**Your task:** Output the material below unchanged, apart from leaving out the pictures.

**Data excerpts:**
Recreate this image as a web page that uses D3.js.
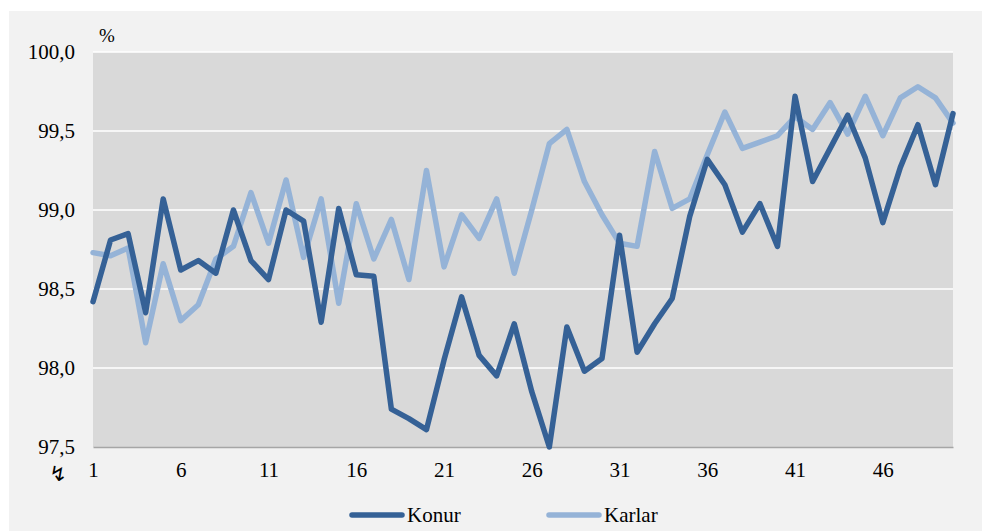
<!DOCTYPE html>
<html><head><meta charset="utf-8">
<script src="https://cdn.jsdelivr.net/npm/d3@7"></script>
<style>
html,body{margin:0;padding:0;background:#fff;}
svg{display:block;}
</style></head>
<body>
<svg id="chart" width="982" height="531"></svg>
<script>
const categories = d3.range(1, 51);
const konur = [98.42,98.81,98.85,98.35,99.07,98.62,98.68,98.60,99.00,98.68,
               98.56,99.00,98.93,98.29,99.01,98.59,98.58,97.74,97.68,97.61,
               98.05,98.45,98.08,97.95,98.28,97.85,97.50,98.26,97.98,98.06,
               98.84,98.10,98.28,98.44,98.96,99.32,99.16,98.86,99.04,98.77,
               99.72,99.18,99.39,99.60,99.33,98.92,99.27,99.54,99.16,99.61];
const karlar = [98.73,98.71,98.76,98.16,98.66,98.30,98.40,98.69,98.77,99.11,
                98.79,99.19,98.70,99.07,98.41,99.04,98.69,98.94,98.56,99.25,
                98.64,98.97,98.82,99.07,98.60,99.00,99.42,99.51,99.18,98.97,
                98.79,98.77,99.37,99.01,99.07,99.35,99.62,99.39,99.43,99.47,
                99.59,99.51,99.68,99.48,99.72,99.47,99.71,99.78,99.71,99.55];
const yTicks = [97.5, 98.0, 98.5, 99.0, 99.5, 100.0];
const xTickLabels = [1, 6, 11, 16, 21, 26, 31, 36, 41, 46];
const seriesNames = ["Konur", "Karlar"];
const seriesColors = ["#356196", "#95b3d7"];

(function () {
const svg = d3.select("#chart");
const FONT = "'Liberation Serif','Times New Roman',serif";
const pLeft = 93, pRight = 953, pTop = 52, pBottom = 447;

svg.append("rect").attr("x", 9).attr("y", 11).attr("width", 973).attr("height", 520).attr("fill", "#f2f2f2");
svg.append("rect").attr("x", pLeft).attr("y", pTop).attr("width", pRight - pLeft).attr("height", pBottom - pTop).attr("fill", "#d9d9d9");

const x = d3.scalePoint().domain(categories).range([pLeft, pRight]);
const y = d3.scaleLinear().domain([97.5, 100]).range([pBottom, pTop]);

// gridlines
svg.append("g").selectAll("line").data(yTicks.filter(d => d > 97.5)).join("line")
  .attr("x1", pLeft).attr("x2", pRight)
  .attr("y1", d => y(d)).attr("y2", d => y(d))
  .attr("stroke", "#ffffff").attr("stroke-width", 1.5);

// y axis labels
const yAxis = d3.axisLeft(y).tickValues(yTicks).tickSize(0).tickPadding(18)
  .tickFormat(d => d3.format(".1f")(d).replace(".", ","));
const gy = svg.append("g").attr("transform", `translate(${pLeft},0)`).call(yAxis);
gy.select(".domain").remove();
gy.selectAll("text").attr("font-family", FONT).attr("font-size", 21).attr("fill", "#000");

// x axis
const xAxis = d3.axisBottom(x).tickValues(xTickLabels).tickSize(0).tickPadding(15);
const gx = svg.append("g").attr("transform", `translate(0,${pBottom})`).call(xAxis);
gx.select(".domain").attr("stroke", "#a6a6a6").attr("stroke-width", 1.5);
gx.selectAll("text").attr("font-family", FONT).attr("font-size", 21).attr("fill", "#000");

// lines
const line = d3.line().x((d, i) => x(categories[i])).y(d => y(d));
[[karlar, 1], [konur, 0]].forEach(([data, idx]) => {
  svg.append("path").datum(data).attr("d", line)
    .attr("fill", "none").attr("stroke", seriesColors[idx])
    .attr("stroke-width", 5.5).attr("stroke-linejoin", "round").attr("stroke-linecap", "round");
});

// percent label
svg.append("text").attr("x", 99).attr("y", 42).attr("font-family", FONT).attr("font-size", 19).attr("fill", "#000").text("%");

// axis break glyph
svg.append("text").attr("x", 58).attr("y", 481).attr("text-anchor", "middle")
  .attr("font-family", "'DejaVu Sans',sans-serif").attr("font-size", 21).attr("fill", "#000").text("↯");

// legend
const legX = [349, 546];
seriesNames.forEach((name, i) => {
  const g = svg.append("g");
  g.append("line").attr("x1", legX[i] + 3).attr("x2", legX[i] + 53).attr("y1", 515).attr("y2", 515)
    .attr("stroke", seriesColors[i]).attr("stroke-width", 5.5).attr("stroke-linecap", "round");
  g.append("text").attr("x", legX[i] + 58).attr("y", 522).attr("font-family", FONT).attr("font-size", 21)
    .attr("fill", "#000").text(name);
});
})();
</script>
</body></html>
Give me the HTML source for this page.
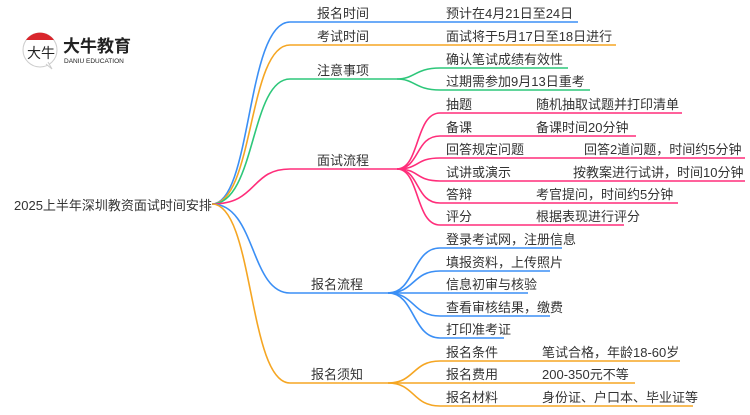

**Written response:**
Recreate this image as a web page that uses D3.js.
<!DOCTYPE html>
<html><head><meta charset="utf-8">
<script src="https://cdn.jsdelivr.net/npm/d3@7"></script>
<style>
html,body{margin:0;padding:0;background:#fff;}
svg{display:block;}
</style></head>
<body>
<svg id="chart" width="982" height="531"></svg>
<script>
const categories = d3.range(1, 51);
const konur = [98.42,98.81,98.85,98.35,99.07,98.62,98.68,98.60,99.00,98.68,
               98.56,99.00,98.93,98.29,99.01,98.59,98.58,97.74,97.68,97.61,
               98.05,98.45,98.08,97.95,98.28,97.85,97.50,98.26,97.98,98.06,
               98.84,98.10,98.28,98.44,98.96,99.32,99.16,98.86,99.04,98.77,
               99.72,99.18,99.39,99.60,99.33,98.92,99.27,99.54,99.16,99.61];
const karlar = [98.73,98.71,98.76,98.16,98.66,98.30,98.40,98.69,98.77,99.11,
                98.79,99.19,98.70,99.07,98.41,99.04,98.69,98.94,98.56,99.25,
                98.64,98.97,98.82,99.07,98.60,99.00,99.42,99.51,99.18,98.97,
                98.79,98.77,99.37,99.01,99.07,99.35,99.62,99.39,99.43,99.47,
                99.59,99.51,99.68,99.48,99.72,99.47,99.71,99.78,99.71,99.55];
const yTicks = [97.5, 98.0, 98.5, 99.0, 99.5, 100.0];
const xTickLabels = [1, 6, 11, 16, 21, 26, 31, 36, 41, 46];
const seriesNames = ["Konur", "Karlar"];
const seriesColors = ["#356196", "#95b3d7"];

(function () {
const svg = d3.select("#chart");
const FONT = "'Liberation Serif','Times New Roman',serif";
const pLeft = 93, pRight = 953, pTop = 52, pBottom = 447;

svg.append("rect").attr("x", 9).attr("y", 11).attr("width", 973).attr("height", 520).attr("fill", "#f2f2f2");
svg.append("rect").attr("x", pLeft).attr("y", pTop).attr("width", pRight - pLeft).attr("height", pBottom - pTop).attr("fill", "#d9d9d9");

const x = d3.scalePoint().domain(categories).range([pLeft, pRight]);
const y = d3.scaleLinear().domain([97.5, 100]).range([pBottom, pTop]);

// gridlines
svg.append("g").selectAll("line").data(yTicks.filter(d => d > 97.5)).join("line")
  .attr("x1", pLeft).attr("x2", pRight)
  .attr("y1", d => y(d)).attr("y2", d => y(d))
  .attr("stroke", "#ffffff").attr("stroke-width", 1.5);

// y axis labels
const yAxis = d3.axisLeft(y).tickValues(yTicks).tickSize(0).tickPadding(18)
  .tickFormat(d => d3.format(".1f")(d).replace(".", ","));
const gy = svg.append("g").attr("transform", `translate(${pLeft},0)`).call(yAxis);
gy.select(".domain").remove();
gy.selectAll("text").attr("font-family", FONT).attr("font-size", 21).attr("fill", "#000");

// x axis
const xAxis = d3.axisBottom(x).tickValues(xTickLabels).tickSize(0).tickPadding(15);
const gx = svg.append("g").attr("transform", `translate(0,${pBottom})`).call(xAxis);
gx.select(".domain").attr("stroke", "#a6a6a6").attr("stroke-width", 1.5);
gx.selectAll("text").attr("font-family", FONT).attr("font-size", 21).attr("fill", "#000");

// lines
const line = d3.line().x((d, i) => x(categories[i])).y(d => y(d));
[[karlar, 1], [konur, 0]].forEach(([data, idx]) => {
  svg.append("path").datum(data).attr("d", line)
    .attr("fill", "none").attr("stroke", seriesColors[idx])
    .attr("stroke-width", 5.5).attr("stroke-linejoin", "round").attr("stroke-linecap", "round");
});

// percent label
svg.append("text").attr("x", 99).attr("y", 42).attr("font-family", FONT).attr("font-size", 19).attr("fill", "#000").text("%");

// axis break glyph
svg.append("text").attr("x", 58).attr("y", 481).attr("text-anchor", "middle")
  .attr("font-family", "'DejaVu Sans',sans-serif").attr("font-size", 21).attr("fill", "#000").text("↯");

// legend
const legX = [349, 546];
seriesNames.forEach((name, i) => {
  const g = svg.append("g");
  g.append("line").attr("x1", legX[i] + 3).attr("x2", legX[i] + 53).attr("y1", 515).attr("y2", 515)
    .attr("stroke", seriesColors[i]).attr("stroke-width", 5.5).attr("stroke-linecap", "round");
  g.append("text").attr("x", legX[i] + 58).attr("y", 522).attr("font-family", FONT).attr("font-size", 21)
    .attr("fill", "#000").text(name);
});
})();
</script>
</body></html>
Give me the HTML source for this page.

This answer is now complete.